Tax-deferred pension insurance will be trialed in Shanghai, southeastern Fujian province and Suzhou Industrial Park in Eastern Jiangsu province for one year (the provisional pilot period) starting on May 1, according to a document jointly issued today by the finance ministry and banking, securities and insurance regulators.
The new product will entitle Chinese consumers of commercial endowment policies to a deduction from their taxable income. The nation’s pensions sector is now replete with all ‘three pillars’ -- the basic pension program, tax incentives for corporate annuities and tax-deferred pension insurance.
The pilot policy will apply to those earning wages, salaries or continuous labor remuneration within the trial regions, as well as self-employed persons, investors in sole proprietorships, natural-persons in partnerships, contractors and businesses operating on leased premises whose income tax withholding agencies or actual work sites lie within the pilot regions.
Money taxpayers spend on eligible commercial endowment insurance using their personal commercial pension accounts will be deducted from their taxable income up to a set limit, and personal income tax will be exempted for investment profits deposited into personal commercial pension accounts. But income tax will become payable when the taxpayer receives their pension.

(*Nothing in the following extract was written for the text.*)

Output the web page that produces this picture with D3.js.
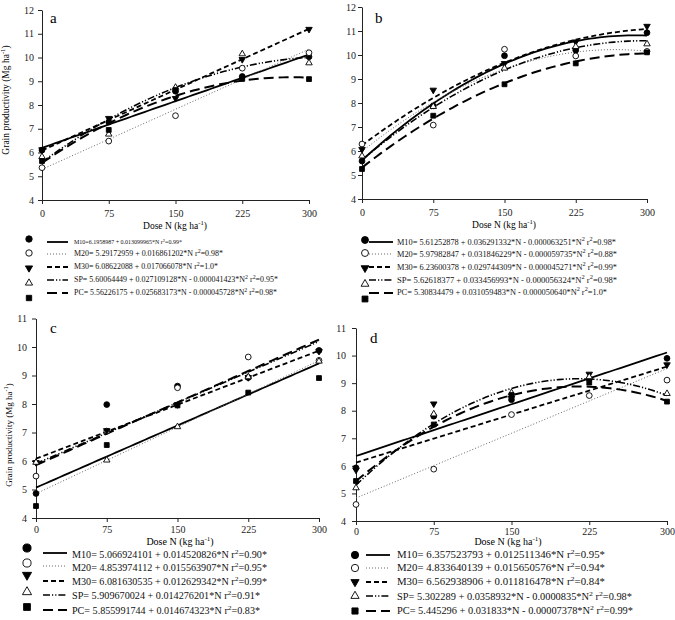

The tax deduction is capped at 6 percent of the taxpayer’s monthly wages, salary or continuous labor remuneration or CNY1,000 (USD159), whichever is higher. The maximum limit is set at 6 percent of self-employed taxpayers’ annual taxable income or CNY12,000, whichever is higher.
When a commercial pension is paid to individual taxpayers, 25 percent of the total amount paid will be exempted from tax, and a 10 percent personal income tax will be charged on the remaining 75 percent.
If a taxpayer based in one of the pilot areas earns CNY15,000 a month and pays CNY900 on a commercial endowment policy, after retirement she will pay (without factoring in value appreciation) CNY67.5 (CNY900 * 75 percent * 10 percent) in personal income tax for the commercial pension that she receives, China Securities Journal noted, citing a licensed accountant.
The taxpayer would have already paid CNY1,645 in PIT upon receipt of the wages or salary, making a total of CNY1,712.5 (paid tax), which is CNY157.5 lower than the original amount (CNY1,870) before the introduction of the pilot program.